I love teaching art. I am more comfortable in the studio classroom than in most other places. The central tenet of my teaching philosophy is to stimulate personal learning so that students want to explore their interests and their expressive inclinations in the visual arts beyond the foundational level. Students who complete art courses should see connections between art and other disciplines and apply their knowledge in self-directed study and problem-solving (hopefully carrying those skills to other classes). I find it rewarding to help students learn how to talk about art and the ideas behind it. I also want my students to apply their knowledge so that they comprehend different art forms rather than simply memorize their respective characteristics. To achieve this, I use a portfolio assignment in Visual Art and the Studio (ART 001) and Introduction to Painting (ART 50) and emphasize self-evaluation and self-assessment in all my studio courses.
In my classes, the art students are required to solve design and drawing problems, or actually create their own problems and create design solutions for those problems. In Design (ART 10), students work on real-life design problems that originate from different campus and community organizations. In Drawing (ART 20), I assign open-ended assignments where students investigate media and techniques to achieve their desired aims. The design of the assignments encourages students to take an active rather than a passive approach to learning.
To foster this process-oriented studio atmosphere, I first expose students to basic tools, materials, and techniques. I, then, augment these traditional media with design software in the computer lab as an aid for compositional design and color theory. Specifically, the ART 10 class uses the computer lab during almost every class session. Assignments and exercises allow students to use Free Hand MX and Photoshop for their initial design ideas and final designs. I also assign real-life design problems that support needs in the local and
campus community (logos, ads, awareness posters) for Unity Week, DUI awareness and prevention, and t-shirt designs. The studio courses have a research component as well. In ART 50, students employ library research methods and are required to present their research in class. The more advanced students in research topics courses must develop an online portfolio or blog (at blogger.com) and keep it up to date.
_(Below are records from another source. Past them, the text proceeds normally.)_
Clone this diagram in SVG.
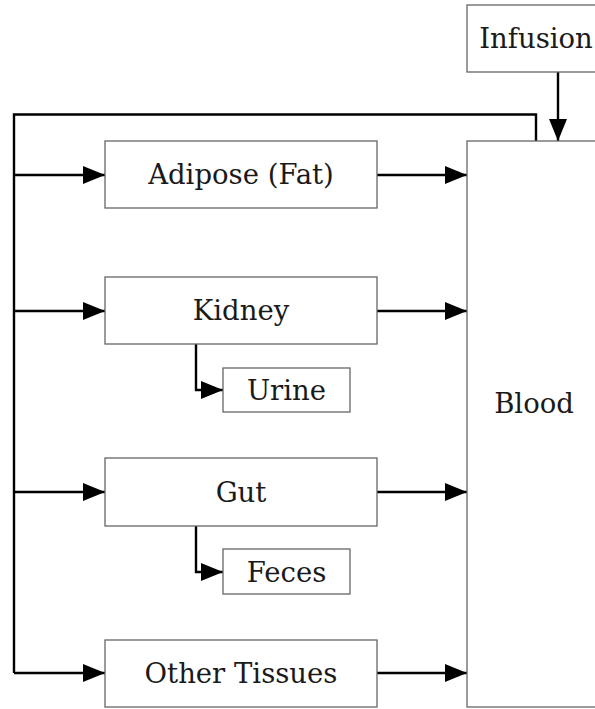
<svg xmlns="http://www.w3.org/2000/svg" width="595" height="709" viewBox="0 0 595 709">
<style>
.box{fill:#fff;stroke:#666;stroke-width:1.3}
.lbl{font-family:'DejaVu Serif','Liberation Serif',serif;font-size:27.5px;fill:#1a1a1a;text-anchor:middle}
.c{fill:none;stroke:#000;stroke-width:2.4}
</style>
<defs>
<marker id="ah" markerUnits="userSpaceOnUse" markerWidth="22" markerHeight="18" refX="22" refY="9" orient="auto">
<path d="M0,0 L22,9 L0,18 z" fill="#000"/>
</marker>
</defs>
<rect width="595" height="709" fill="#fff"/>
<g id="connectors">
<polyline class="c" points="536,141 536,114.5 14,114.5 14,673"/>
<line class="c" x1="14" y1="175" x2="105" y2="175" marker-end="url(#ah)"/>
<line class="c" x1="14" y1="311" x2="105" y2="311" marker-end="url(#ah)"/>
<line class="c" x1="14" y1="492" x2="105" y2="492" marker-end="url(#ah)"/>
<line class="c" x1="14" y1="673" x2="105" y2="673" marker-end="url(#ah)"/>
<line class="c" x1="377" y1="175" x2="467" y2="175" marker-end="url(#ah)"/>
<line class="c" x1="377" y1="311" x2="467" y2="311" marker-end="url(#ah)"/>
<line class="c" x1="377" y1="492" x2="467" y2="492" marker-end="url(#ah)"/>
<line class="c" x1="377" y1="673" x2="467" y2="673" marker-end="url(#ah)"/>
<line class="c" x1="558" y1="72" x2="558" y2="141" marker-end="url(#ah)"/>
<polyline class="c" points="196,344 196,390 223,390" marker-end="url(#ah)"/>
<polyline class="c" points="196,526 196,572 223,572" marker-end="url(#ah)"/>
</g>
<g id="infusion"><rect class="box" x="467" y="5" width="140" height="67"/><text class="lbl" x="536" y="48">Infusion</text></g>
<g id="blood"><rect class="box" x="467" y="141" width="140" height="566"/><text class="lbl" x="534" y="413">Blood</text></g>
<g id="adipose"><rect class="box" x="105" y="141" width="272" height="67"/><text class="lbl" x="241" y="184">Adipose (Fat)</text></g>
<g id="kidney"><rect class="box" x="105" y="277" width="272" height="67"/><text class="lbl" x="241" y="320">Kidney</text></g>
<g id="urine"><rect class="box" x="223" y="368" width="127" height="44"/><text class="lbl" x="286.5" y="400">Urine</text></g>
<g id="gut"><rect class="box" x="105" y="458" width="272" height="68"/><text class="lbl" x="241" y="502">Gut</text></g>
<g id="feces"><rect class="box" x="223" y="549" width="127" height="45"/><text class="lbl" x="286.5" y="582">Feces</text></g>
<g id="other"><rect class="box" x="105" y="640" width="272" height="67"/><text class="lbl" x="241" y="683">Other Tissues</text></g>
</svg>
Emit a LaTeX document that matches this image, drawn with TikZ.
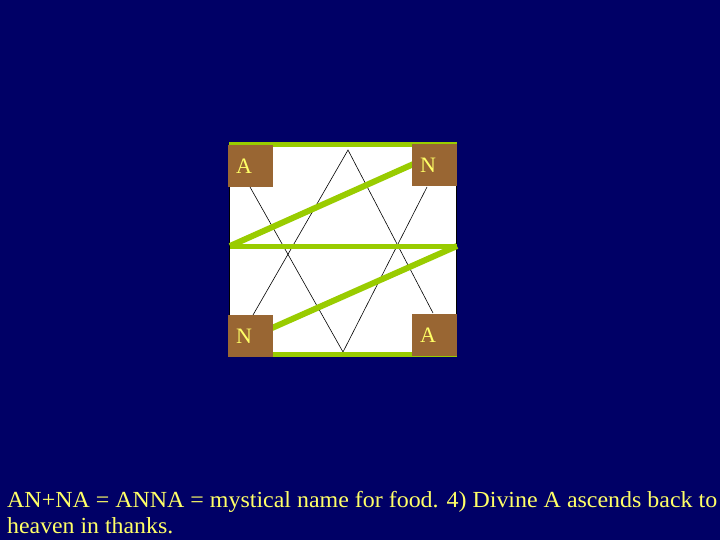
\documentclass[tikz,border=0pt]{standalone}
\usepackage{fontspec}
\setmainfont{Liberation Serif}
\definecolor{navy}{RGB}{0,0,102}
\definecolor{brownbox}{RGB}{153,102,51}
\definecolor{lime}{RGB}{153,204,0}
\definecolor{ytext}{RGB}{255,255,102}
\begin{document}
\begin{tikzpicture}[x=1pt,y=-1pt,
  letterbox/.style={fill=brownbox, draw=none, minimum height=42pt, text width=29pt, inner xsep=8pt, inner ysep=0pt, align=left, text=ytext, font=\fontsize{22}{24}\selectfont},
  greenline/.style={draw=lime, line width=5pt},
  greendiag/.style={draw=lime, line width=6pt},
  thinline/.style={draw=black, line width=0.6pt},
  caption/.style={anchor=base west, text=ytext, inner sep=0pt, font=\fontsize{23}{26}\selectfont}]
\fill[navy] (0,0) rectangle (720,540);
\useasboundingbox (0,0) rectangle (720,540);
\filldraw[fill=white, draw=black, line width=1pt] (229,144) rectangle (456,356);
% black triangles
\coordinate (upapex) at (348,150);
\coordinate (upl) at (253,315);
\coordinate (upr) at (433,313);
\coordinate (dnapex) at (343,352);
\coordinate (dnl) at (250,187);
\coordinate (dnr) at (427,187);
\draw[thinline] (upl) -- (upapex) -- (upr);
\draw[thinline] (dnl) -- (dnapex) -- (dnr);
% green lines
\coordinate (gtl) at (229,145);
\coordinate (gtr) at (457,145);
\coordinate (gml) at (230,246);
\coordinate (gmr) at (457,246);
\coordinate (gbl) at (229,354);
\coordinate (gbr) at (457,354);
\coordinate (d1e) at (418,162);
\coordinate (d2e) at (272,328);
\draw[greenline] (gtl) -- (gtr);
\draw[greenline] (gml) -- (gmr);
\draw[greenline] (gbl) -- (gbr);
\draw[greendiag] (gml) -- (d1e);
\draw[greendiag] (gmr) -- (d2e);
% boxes
\node[letterbox] (a1) at (250.5,166) {A};
\node[letterbox] (n1) at (434.5,165.5) {N};
\node[letterbox] (n2) at (250.5,336) {N};
\node[letterbox] (a2) at (434.5,335) {A};
% caption
\node[caption] (cap1) at (7,507) {\resizebox{710pt}{\height}{AN+NA = ANNA = mystical name for food. 4) Divine A ascends back to}};
\node[caption] (cap2) at (7,533) {\resizebox{166pt}{\height}{heaven in thanks.}};
\end{tikzpicture}
\end{document}
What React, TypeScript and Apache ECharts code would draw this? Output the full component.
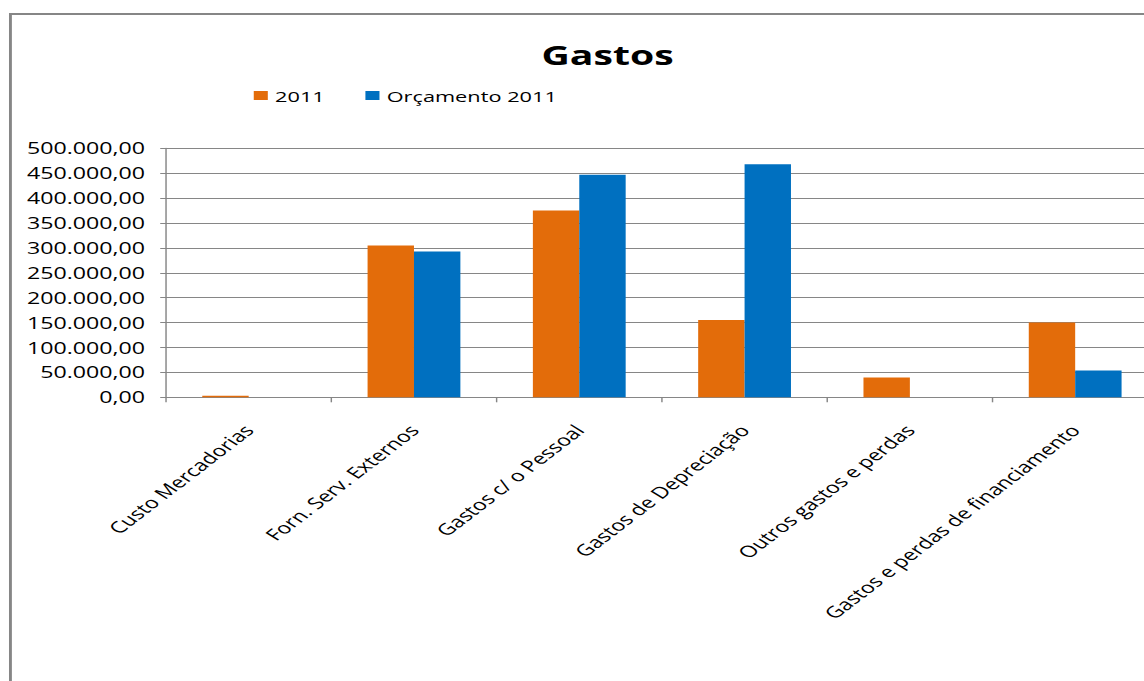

I use ANGEL in all courses to provide examples of student work and to store images and designs. Design students upload their concepts and finished designs to Drop Boxes to be used as exercises and as future visual resources. I also use ANGEL to supplement the course syllabi: posting assignments, resources, links, grading scales, and important course documents that might become lost in a syllabus.
The creative component in ART 001 is a portfolio that consists of a formal analysis based on a work of art students have seen in a museum or gallery. They define and analyze individual artists and their respective stylistic schools by completing a project that includes creative works, reviews of art exhibits, or a research paper. This allows students an opportunity to apply research skills and the fundamental knowledge they have learned throughout the course. Students initially work as teams in collaborative learning groups in which they
research, study, and define a style of art. Besides the collaborative components, I use team-teaching so students see a definite link between writing, research, and the material that they study in Art 001.
When pushed to explain why I devote so much time to thinking about my teaching, I would have to say that I want to reconnect with the core values of my teaching philosophy and to convey those values to contemporary students. The reward has been that my students often decide to continue their work in the visual arts by entering their work in juried exhibits, by gaining admission into BFA and graduate programs, and by sending samples of independent work to me for feedback. All of this tells me that some of what I do to stimulate personal learning works. When students return late in the afternoon, wanting to discuss the work of
an obscure artist whose work they have seen in a library book - that's when I know why I love teaching art.